**Requirement**. Work out how many lines hold the string "matplotlib". The answer is a single number, nothing more.

**Data segment**.
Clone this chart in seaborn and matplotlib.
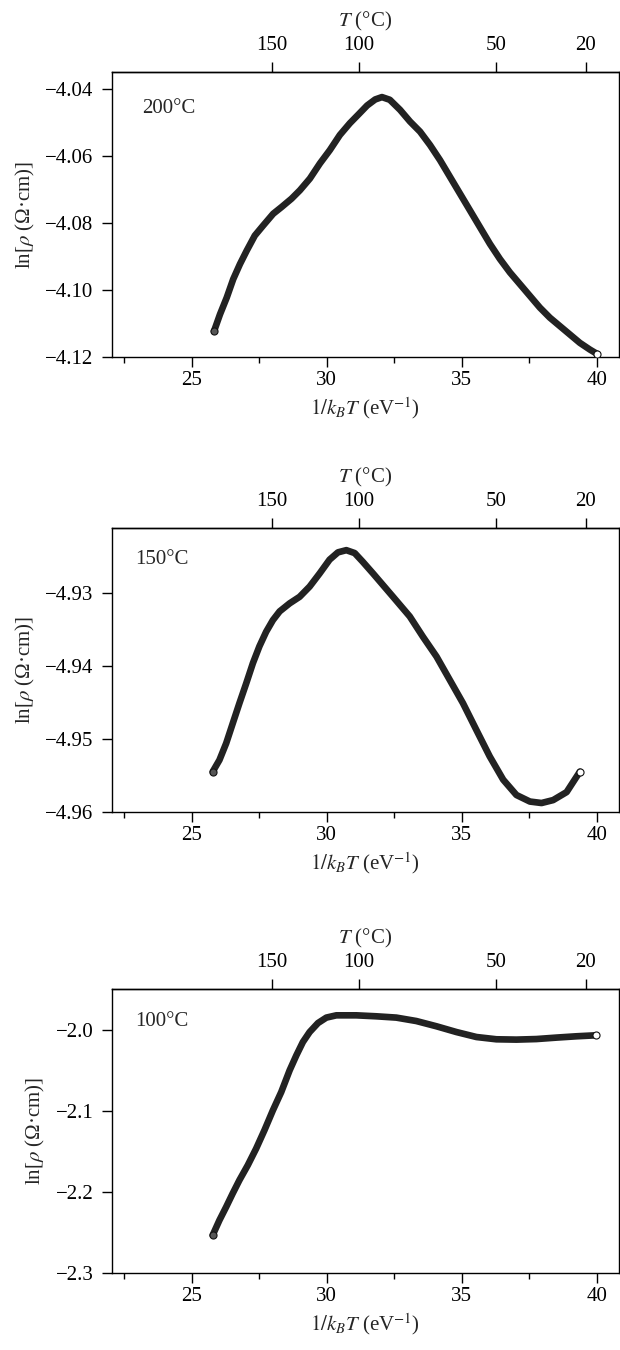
import matplotlib
matplotlib.use("Agg")
import matplotlib.pyplot as plt
import seaborn as sns
from matplotlib.ticker import MultipleLocator


# 1/k_BT (eV^-1) and ln(rho)
INV_KT_200 = [25.83, 26.05, 26.30, 26.54, 26.79, 27.04, 27.34, 27.65, 28.02, 28.33,
              28.70, 29.01, 29.38, 29.75, 30.12, 30.49, 30.86, 31.20, 31.50, 31.80,
              32.05, 32.34, 32.72, 33.09, 33.46, 33.83, 34.20, 34.57, 34.94, 35.31,
              35.68, 36.05, 36.42, 36.79, 37.16, 37.53, 37.90, 38.27, 38.64, 39.01,
              39.38, 39.75, 40.02]
LN_RHO_200 = [-4.1123, -4.1073, -4.1023, -4.0968, -4.0923, -4.0883, -4.0838, -4.0808,
              -4.0773, -4.0753, -4.0728, -4.0703, -4.0668, -4.0623, -4.0583, -4.0538,
              -4.0503, -4.0475, -4.0450, -4.0432, -4.0425, -4.0433, -4.0463, -4.0498,
              -4.0528, -4.0568, -4.0613, -4.0663, -4.0713, -4.0763, -4.0813, -4.0863,
              -4.0908, -4.0948, -4.0983, -4.1018, -4.1053, -4.1083, -4.1108, -4.1133,
              -4.1158, -4.1178, -4.1191]

INV_KT_150 = [25.78, 26.03, 26.28, 26.52, 26.77, 27.02, 27.27, 27.51, 27.76, 28.01,
              28.26, 28.63, 29.00, 29.37, 29.74, 30.11, 30.42, 30.73, 31.04, 31.34,
              31.72, 32.09, 32.46, 33.08, 33.57, 34.07, 34.56, 35.05, 35.55, 36.04,
              36.54, 37.03, 37.53, 37.96, 38.39, 38.89, 39.38]
LN_RHO_150 = [-4.9545, -4.9529, -4.9506, -4.9479, -4.9451, -4.9424, -4.9396, -4.9373,
              -4.9353, -4.9337, -4.9325, -4.9314, -4.9305, -4.9291, -4.9273, -4.9254,
              -4.9244, -4.9241, -4.9245, -4.9257, -4.9273, -4.9289, -4.9305, -4.9332,
              -4.9360, -4.9387, -4.9419, -4.9451, -4.9488, -4.9524, -4.9556, -4.9577,
              -4.9586, -4.9588, -4.9584, -4.9573, -4.9545]

INV_KT_100 = [25.78, 26.03, 26.28, 26.52, 26.77, 27.08, 27.39, 27.70, 28.01, 28.32,
              28.63, 28.88, 29.12, 29.37, 29.68, 29.99, 30.36, 31.10, 31.84, 32.58,
              33.32, 34.07, 34.81, 35.55, 36.29, 37.03, 37.77, 38.52, 39.26, 39.97]
LN_RHO_100 = [-2.2530, -2.2346, -2.2182, -2.2017, -2.1853, -2.1669, -2.1464, -2.1236,
              -2.0993, -2.0768, -2.0501, -2.0316, -2.0153, -2.0030, -1.9919, -1.9852,
              -1.9824, -1.9824, -1.9836, -1.9852, -1.9894, -1.9959, -2.0030, -2.0091,
              -2.0119, -2.0123, -2.0116, -2.0098, -2.0082, -2.0070]

PANEL_LABELS = ["200°C", "150°C", "100°C"]
Y_TICKS = [
    [-4.12, -4.10, -4.08, -4.06, -4.04],
    [-4.96, -4.95, -4.94, -4.93],
    [-2.3, -2.2, -2.1, -2.0],
]
Y_FORMATS = ["{:.2f}", "{:.2f}", "{:.1f}"]
Y_LIMITS = [(-4.12, -4.035), (-4.96, -4.921), (-2.3, -1.95)]

X_TICKS = [25, 30, 35, 40]
TOP_TICK_LABELS = ["150", "100", "50", "20"]
TOP_TICK_POS = [27.96, 31.19, 36.26, 39.59]

sns.set_style("ticks")
plt.rcParams["font.family"] = ["Liberation Serif", "DejaVu Serif"]
plt.rcParams["mathtext.fontset"] = "stix"
plt.rcParams["axes.linewidth"] = 1.0
plt.rcParams["axes.edgecolor"] = "black"
plt.rcParams["xtick.color"] = "black"
plt.rcParams["ytick.color"] = "black"

FS = 15
fig = plt.figure(figsize=(6.2, 13.5), dpi=100)

series = [(INV_KT_200, LN_RHO_200), (INV_KT_150, LN_RHO_150), (INV_KT_100, LN_RHO_100)]
boxes = [
    [0.1802, 0.7356, 0.8182, 0.2111],
    [0.1802, 0.3987, 0.8182, 0.2105],
    [0.1802, 0.0568, 0.8182, 0.2106],
]
label_pos = [(0.059, 0.873), (0.046, 0.886), (0.046, 0.885)]

for i, (xs, ys) in enumerate(series):
    ax = fig.add_axes(boxes[i])
    sns.lineplot(x=xs, y=ys, sort=False, ax=ax, color="#222222", lw=4.8,
                 solid_capstyle="round", solid_joinstyle="round", zorder=2)
    # open circles at both ends of the run
    sns.scatterplot(x=xs[:1], y=ys[:1], ax=ax, marker="o", s=26, facecolor="#555555",
                    edgecolor="#111111", linewidth=0.8, zorder=4)
    sns.scatterplot(x=xs[-1:], y=ys[-1:], ax=ax, marker="o", s=26, facecolor="white",
                    edgecolor="#111111", linewidth=0.8, zorder=4)

    ax.set_xlim(22.04, 40.83)
    ax.set_ylim(*Y_LIMITS[i])
    ax.set_xticks(X_TICKS)
    ax.set_xticklabels([str(t) for t in X_TICKS], fontsize=FS)
    ax.xaxis.set_minor_locator(MultipleLocator(2.5))
    ax.set_yticks(Y_TICKS[i])
    ax.set_yticklabels([Y_FORMATS[i].format(t).replace("-", "\u2212") for t in Y_TICKS[i]],
                       fontsize=FS)
    ax.tick_params(axis="x", which="major", direction="out", length=7, width=1.0, pad=3)
    ax.tick_params(axis="x", which="minor", direction="out", length=4.2, width=1.0)
    ax.tick_params(axis="y", which="major", direction="out", length=7, width=1.0, pad=6)
    ax.set_xlabel(r"$1/k_BT$ (eV$^{-1}$)", fontsize=FS, labelpad=4)
    ax.set_ylabel(r"ln[$\rho$ (Ω·cm)]", fontsize=FS, labelpad=6)
    for side in ["top", "right", "left", "bottom"]:
        ax.spines[side].set_visible(True)

    top = ax.secondary_xaxis("top")
    top.set_xticks(TOP_TICK_POS)
    top.set_xticklabels(TOP_TICK_LABELS, fontsize=FS)
    top.tick_params(axis="x", direction="out", length=7, width=1.0, pad=5)
    top.set_xlabel(r"$T$ (°C)", fontsize=FS, labelpad=7)

    ax.text(label_pos[i][0], label_pos[i][1], PANEL_LABELS[i], transform=ax.transAxes,
            fontsize=FS, ha="left", va="center")

fig.savefig("out.png", dpi=100)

**Task answer**. 5